UK’s official Covid-19 death toll passes 60,000

By Tess de la Mare, PA
·2 min read

The UK’s death toll from Covid-19 has now passed 60,000 – less than a month after it passed the 50,000 milestone.

The Government said on Thursday that a further 414 people had died with 28 days of testing positive for the virus.

The official figure for total deaths now stands at 60,113.

But the true figure could be significantly higher.

Separate figures published by the UK’s statistics agencies for deaths where Covid-19 has been mentioned on the death certificate, coupled with additional data on deaths that have occurred in recent days, show there have now been 76,000 deaths involving Covid-19 in the UK.

These figures are based on deaths where coronavirus is mentioned anywhere on the death certificate while the Government’s data counts only those people who died within 28 days of testing positive for Covid-19.

Despite the grim milestone, there is a sliver of good news as both transmission rates and death rates appear to be falling.

The Government said that, as of 9am on Thursday, there had been a further 14,879 lab-confirmed cases of coronavirus in the UK, bringing the total number of cases to 1,674,134.

The number of people who have tested positive over the last seven days has dropped by 16.9% compared with the previous week, while the number of deaths being reported has dropped by 5.3% over the same period.

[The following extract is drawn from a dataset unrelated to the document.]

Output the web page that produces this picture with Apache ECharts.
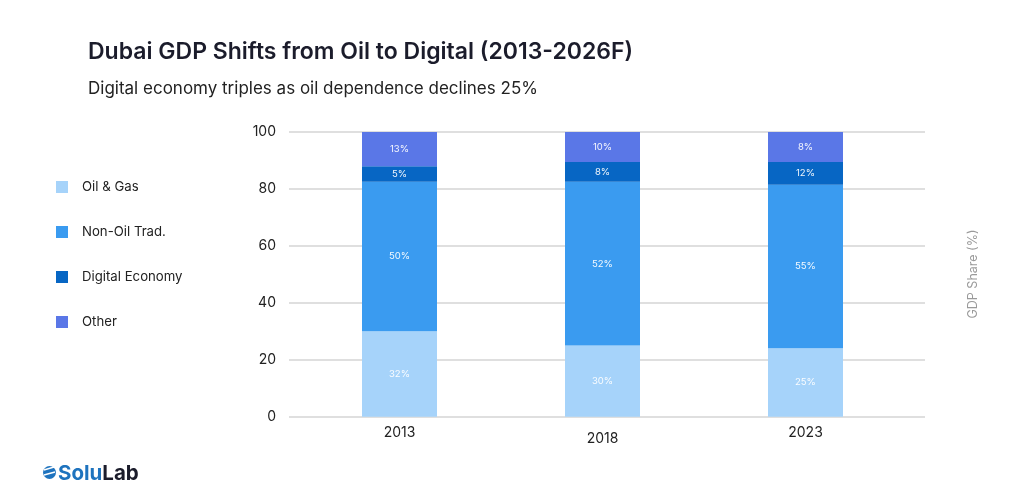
<!DOCTYPE html>
<html>
<head>
<meta charset="utf-8">
<script src="https://cdn.jsdelivr.net/npm/echarts@6/dist/echarts.min.js"></script>
<style>
html,body{margin:0;padding:0;background:#fff;}
#c{width:1024px;height:504px;}
</style>
</head>
<body>
<div id="c"></div>
<script>
var categories = ['2013', '2018', '2023'];
var seriesNames = ['Oil & Gas', 'Non-Oil Trad.', 'Digital Economy', 'Other'];
// segment heights as drawn
var oilGas = [30, 25, 24];
var nonOil = [52.5, 57.5, 57.5];
var digital = [5.5, 7, 8];
var other = [12, 10.5, 10.5];
// label texts as printed
var oilGasLabels = ['32%', '30%', '25%'];
var nonOilLabels = ['50%', '52%', '55%'];
var digitalLabels = ['5%', '8%', '12%'];
var otherLabels = ['13%', '10%', '8%'];
var yTicks = [0, 20, 40, 60, 80, 100];

var colors = ['#A6D3FA', '#3A9BF0', '#0766C4', '#5A77E7'];
var FONT = 'Inter, "Noto Sans", sans-serif';

function mk(name, data, labels, color) {
  return {
    name: name, type: 'bar', stack: 'total', xAxisIndex: 0, yAxisIndex: 0,
    data: data, barWidth: 75,
    itemStyle: { color: color },
    label: {
      show: true, position: 'inside', color: 'rgba(255,255,255,0.95)',
      fontSize: 9.5, fontFamily: FONT,
      formatter: function (p) { return labels[p.dataIndex]; }
    }
  };
}

var chart = echarts.init(document.getElementById('c'));
chart.setOption({
  backgroundColor: '#ffffff',
  animation: false,
  color: colors,
  title: [
    { text: 'Dubai GDP Shifts from Oil to Digital (2013-2026F)', left: 83, top: 33,
      textStyle: { fontFamily: FONT, fontSize: 23, fontWeight: 600, color: '#1b1c2b', lineHeight: 28 } },
    { text: 'Digital economy triples as oil dependence declines 25%', left: 83, top: 74,
      textStyle: { fontFamily: FONT, fontSize: 17, fontWeight: 400, color: '#222', lineHeight: 20 } }
  ],
  legend: {
    orient: 'vertical', left: 51, top: 175,
    itemWidth: 12, itemHeight: 12, itemGap: 31,
    icon: 'rect',
    data: seriesNames,
    formatter: function (n) { return '{t|' + n + '}'; },
    textStyle: { fontFamily: FONT, fontSize: 13, color: '#222', lineHeight: 14,
      rich: { t: { fontFamily: FONT, fontSize: 13.2, color: '#222', padding: [0, 0, 0, 9], lineHeight: 14 } } }
  },
  grid: [
    { left: 298, right: 117, top: 132, bottom: 87.3 },
    { left: 289, right: 99, top: 132, bottom: 87.3 }
  ],
  xAxis: [
    { type: 'category', gridIndex: 0, data: categories,
      axisLine: { show: false }, axisTick: { show: false },
      axisLabel: { margin: 9, fontFamily: FONT, fontSize: 14, color: '#222',
        formatter: function (v, i) { return i === 1 ? '{b|' + v + '}' : '{a|' + v + '}'; },
        rich: { a: { fontFamily: FONT, fontSize: 14, color: '#222' },
                b: { fontFamily: FONT, fontSize: 14, color: '#222', padding: [6, 0, 0, 0] } } } },
    { type: 'value', gridIndex: 1, show: false, min: 0, max: 1 }
  ],
  yAxis: [
    { type: 'value', gridIndex: 0, min: 0, max: 100, interval: 20, show: false, splitLine: { show: false } },
    { type: 'value', gridIndex: 1, min: yTicks[0], max: yTicks[yTicks.length - 1], interval: 20,
      axisLine: { show: false }, axisTick: { show: false },
      axisLabel: { margin: 13, fontFamily: FONT, fontSize: 14, color: '#222' },
      splitLine: { show: true, lineStyle: { color: '#d4d4d4', width: 1.6 } } }
  ],
  graphic: [
    { type: 'text', x: 973, y: 274, rotation: Math.PI / 2,
      style: { text: 'GDP Share (%)', fontFamily: FONT, fontSize: 12.5, fill: '#9a9a9a', align: 'center', verticalAlign: 'middle' } },
    { type: 'circle', shape: { cx: 49.5, cy: 472.5, r: 6.5 }, style: { fill: '#1e73be' } },
    { type: 'line', shape: { x1: 44, y1: 470, x2: 54, y2: 467 }, style: { stroke: '#fff', lineWidth: 1.4 } },
    { type: 'line', shape: { x1: 44, y1: 475, x2: 55, y2: 472 }, style: { stroke: '#fff', lineWidth: 1.4 } },
    { type: 'text', x: 58, y: 474,
      style: { text: '{s|Solu}{l|Lab}', verticalAlign: 'middle',
        rich: { s: { fontFamily: FONT, fontSize: 20.5, fontWeight: 700, fill: '#1e73be' },
                l: { fontFamily: FONT, fontSize: 20.5, fontWeight: 700, fill: '#1b1c2b' } } } }
  ],
  series: [
    mk(seriesNames[0], oilGas, oilGasLabels, colors[0]),
    mk(seriesNames[1], nonOil, nonOilLabels, colors[1]),
    mk(seriesNames[2], digital, digitalLabels, colors[2]),
    mk(seriesNames[3], other, otherLabels, colors[3])
  ]
});
</script>
</body>
</html>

The number of hospital admissions for coronavirus patients over the period of November 23 to 29 fell by 13.9% from the previous week.

The death toll exceeded 50,000 on November 11 when a further 595 people were reported to have died within 28 days of testing positive for coronavirus.

At the time, there were 65,000 mortalities in the UK where Covid-19 was mentioned on the death certificate.

Dr Chaand Nagpaul, chair of the British Medical Association, said: “This figure is yet another tragic milestone during our fight against this pandemic and shows the scale of the catastrophic impact that Covid-19 has had on this country.

“While news about the Pfizer vaccine has given us all hope that the end of this pandemic could now be in sight, 60,000 deaths should serve as a stark reminder that we are not out of the woods yet.

“This deadly virus is still spreading and will continue to do so for some time.

“It is crucial then that the Government ensures that robust infection control measures are in place, along with an effective test and trace system and that the public continue to adhere to public health rules and guidelines, if we are to reduce the spread of the disease and the avoidable loss of lives in the coming months.”